Saya baru paham ternyata orang tuanya nikah kyai alias nikah tidak tercatat. Saya pun menjawab kalau KUA berdasarkan hitam di atas putih. Saya jawab bisa nikah dengan wali nasab asalkan orang tuanya mengajukan isbat ke Pengadilan Agama. Begitu ada keputusan dari Pengadilan Agama maka pernikahan orang tua tersebut diakui oleh negara. Pertanyaan lanjutan dari kyai ini yang bikin kepala berpikir. Kata kyai ini yang tidak ketemu antara syar'i dan negara. Akan tetapi kyai ini memahami terkait regulasi perkawinan yang ada di negeri ini. Kyai ini salah satu santri KH. Sahal Mahfudz yang juga salah satu penggagas Kompilasi Hukum Islam Indonesia yang dijadikan buku pedoman atau kitab sucinya orang KUA se-Indonesia.
Mendapatkan informasi seperti itu saya langsung cari informasi ke mbah modin petugas desa yang paham masalah kependudukan warganya.
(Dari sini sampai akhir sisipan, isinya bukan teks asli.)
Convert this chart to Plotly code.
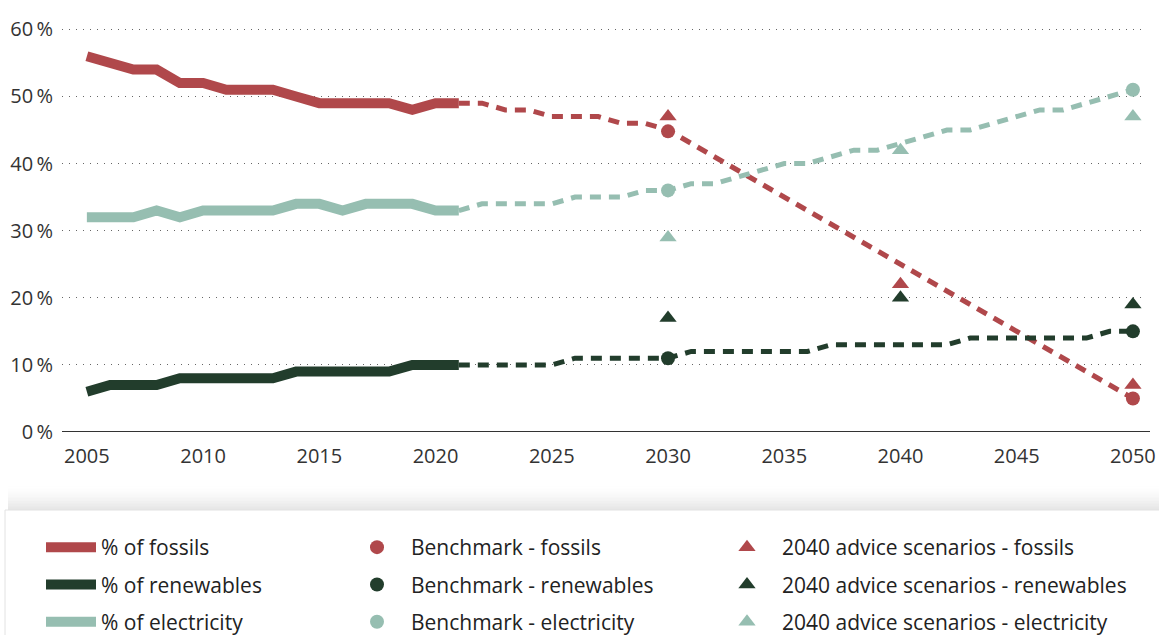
import plotly.graph_objects as go

# ---------------- data ----------------
hist_years = list(range(2005, 2022))
fossils_hist = [56, 55, 54, 54, 52, 52, 51, 51, 51, 50, 49, 49, 49, 49, 48, 49, 49]
renew_hist = [6, 7, 7, 7, 8, 8, 8, 8, 8, 9, 9, 9, 9, 9, 10, 10, 10]
elec_hist = [32, 32, 32, 33, 32, 33, 33, 33, 33, 34, 34, 33, 34, 34, 34, 33, 33]

proj_years = list(range(2021, 2051))
fossils_proj = [49, 49, 48, 48, 47, 47, 47, 46, 46, 45,
                43, 41, 39, 37, 35, 33, 31, 29, 27, 25,
                23, 21, 19, 17, 15, 13, 11, 9, 7, 5]
renew_proj = [10, 10, 10, 10, 10, 11, 11, 11, 11, 11,
              12, 12, 12, 12, 12, 12, 13, 13, 13, 13,
              13, 13, 14, 14, 14, 14, 14, 14, 15, 15]
elec_proj = [33, 34, 34, 34, 34, 35, 35, 35, 36, 36,
             37, 37, 38, 39, 40, 40, 41, 42, 42, 43,
             44, 45, 45, 46, 47, 48, 48, 49, 50, 51]

bench_years = [2030, 2050]
bench_fossils = [44.8, 5]
bench_renew = [11, 15]
bench_elec = [36, 51]

scen_years = [2030, 2040, 2050]
scen_fossils = [47, 22, 7]
scen_renew = [17, 20, 19]
scen_elec = [29, 42, 47]

x_ticks = [2005, 2010, 2015, 2020, 2025, 2030, 2035, 2040, 2045, 2050]
y_ticks = [0, 10, 20, 30, 40, 50, 60]

# ---------------- style ----------------
RED = "#B0484B"
DARK = "#223D2C"
LIGHT = "#96BEB1"
FONT = "Open Sans"

W, H = 1159, 635
ML, MR, MT, MB = 62, 17, 26, 203

fig = go.Figure()

series = [
    ("fossils", RED, fossils_hist, fossils_proj, bench_fossils, scen_fossils),
    ("renewables", DARK, renew_hist, renew_proj, bench_renew, scen_renew),
    ("electricity", LIGHT, elec_hist, elec_proj, bench_elec, scen_elec),
]

# dashed projections
for name, col, hist, proj, b, s in series:
    fig.add_trace(go.Scatter(x=proj_years, y=proj, mode="lines",
                             line=dict(color=col, width=5, dash="11px,8px"),
                             legendgroup="l_" + name, showlegend=False,
                             hoverinfo="skip"))

# solid historical lines
for name, col, hist, proj, b, s in series:
    fig.add_trace(go.Scatter(x=hist_years, y=hist, mode="lines",
                             line=dict(color=col, width=10),
                             name="% of " + name, legend="legend",
                             legendgroup="l_" + name))

# scenario triangles
for name, col, hist, proj, b, s in series:
    fig.add_trace(go.Scatter(x=scen_years, y=s, mode="markers",
                             marker=dict(symbol="triangle-up", size=15, color=col),
                             name="2040 advice scenarios - " + name,
                             legend="legend3", legendgroup="s_" + name))

# benchmark circles
for name, col, hist, proj, b, s in series:
    fig.add_trace(go.Scatter(x=bench_years, y=b, mode="markers",
                             marker=dict(symbol="circle", size=14, color=col),
                             name="Benchmark - " + name,
                             legend="legend2", legendgroup="b_" + name))

# helpers to convert pixels to paper coords
PW = W - ML - MR
PH = H - MT - MB


def px_x(p):
    return (p - ML) / PW


def px_y(p):
    return (H - MB - p) / PH


shapes = []
# shadow above legend box
n = 16
for i in range(n):
    y0 = 510 - (i + 1) * 1.5
    y1 = 510 - i * 1.5
    op = 0.10 * (1 - i / n) ** 1.5
    shapes.append(dict(type="rect", xref="paper", yref="paper",
                       x0=px_x(8), x1=px_x(1159), y0=px_y(y1), y1=px_y(y0),
                       line=dict(width=0), fillcolor="rgba(0,0,0,%.3f)" % op,
                       layer="below"))
# legend box
shapes.append(dict(type="rect", xref="paper", yref="paper",
                   x0=px_x(5), x1=px_x(1162), y0=px_y(640), y1=px_y(510),
                   line=dict(width=1, color="#E2E2E2"), fillcolor="white",
                   layer="below"))
# x axis baseline
shapes.append(dict(type="line", xref="paper", yref="y",
                   x0=0, x1=px_x(1150), y0=0, y1=0,
                   line=dict(color="#333333", width=2)))

leg_common = dict(font=dict(family=FONT, size=21, color="#222222"),
                  xref="container", yref="container",
                  xanchor="left", yanchor="top",
                  bgcolor="rgba(0,0,0,0)", tracegroupgap=7,
                  orientation="v")

fig.update_layout(
    width=W, height=H,
    margin=dict(l=ML, r=MR, t=MT, b=MB, autoexpand=False),
    paper_bgcolor="white", plot_bgcolor="white",
    font=dict(family=FONT, color="#333333"),
    shapes=shapes,
    showlegend=True,
    legend=dict(x=41 / W, y=1 - 527 / H, itemwidth=50, **leg_common),
    legend2=dict(x=343 / W, y=1 - 527 / H, itemwidth=58, **leg_common),
    legend3=dict(x=712 / W, y=1 - 527 / H, itemwidth=60, **leg_common),
    hovermode=False,
)

fig.update_xaxes(range=[2003.93, 2050.39], tickvals=x_ticks,
                 ticktext=[str(v) for v in x_ticks],
                 showgrid=False, zeroline=False, showline=False,
                 ticks="", ticklabelstandoff=10,
                 tickfont=dict(family=FONT, size=20, color="#333333"))

fig.update_yaxes(range=[0, 60.5], tickvals=y_ticks,
                 ticktext=["%d\u2009%%" % v for v in y_ticks],
                 showgrid=True, gridcolor="#666666", gridwidth=1,
                 griddash="1px,6px", zeroline=False, showline=False,
                 ticks="", ticklabelstandoff=8,
                 tickfont=dict(family=FONT, size=20, color="#333333"))

fig.write_html("out.html",
               config={"displayModeBar": False},
               post_script="document.body.style.margin='0';document.body.style.padding='0';")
Informasi mbah modin sangat berbeda dengan informasi dari kyai tadi. Informasinya bahwa orang tua anak tersebut mempunyai 4 orang istri yang semuanya tidak nikah secara resmi alias nikah kyai dan tidak ada yang dimintakan isbat ke pengadilan agama. Sementara ayah anak ini sudah meninggal dan ibunya tidak diketahui alamatnya. Aturan selama ini jika ada pernikahan tidak tercatat di KUA maka bisa dimintakan isbat ke Pengadilan Agama. Jika Pengadilan Agama menerima dan mengabulkan isbat tersebut maka pernikahannya bisa didaftarkan dan dicatatkan di KUA dan orang tersebut mendapatkan buku nikah. Memang terkadang ada kendala di lapangan dimana orang tua tersebut mengakui bahwa itu anaknya akan tetapi ketika ditanya buku nikahnya orang tua tersebut tidak bisa menunjukkan buku nikah. Akhirnya petugas KUA atau penghulu memutuskan bahwa walinya tetap wali hakim karena nikahnya tidak tercatat. Persoalan semacam ini banyak sekali di masyarakat. Sebenarnya ada solusi tapi mengapa tidak dilakukan? Penentuan wali nikah memang hal yang gampang-gampang sulit bagi penghulu apalagi anak yang sudah terputus atau tidak tahu menahu keluarganya. Masalah di lapangan lebih pelik daripada regulasi yang ada. Seorang penghulu harus piawai dalam mengungkap nasab seseorang agar tidak salah dalam menentukan wali nikah. Wali nikah adalah rukun dan salah satu keabsahan nikah.
Setelah telpon dari kyai tersebut saya berangan-angan kalau misal ada solusi yang lebih diterima akal tidak hanya sekedar bukti pernikahan adalah buku nikah apakah dimungkinkan dan dibenarkan oleh regulasi.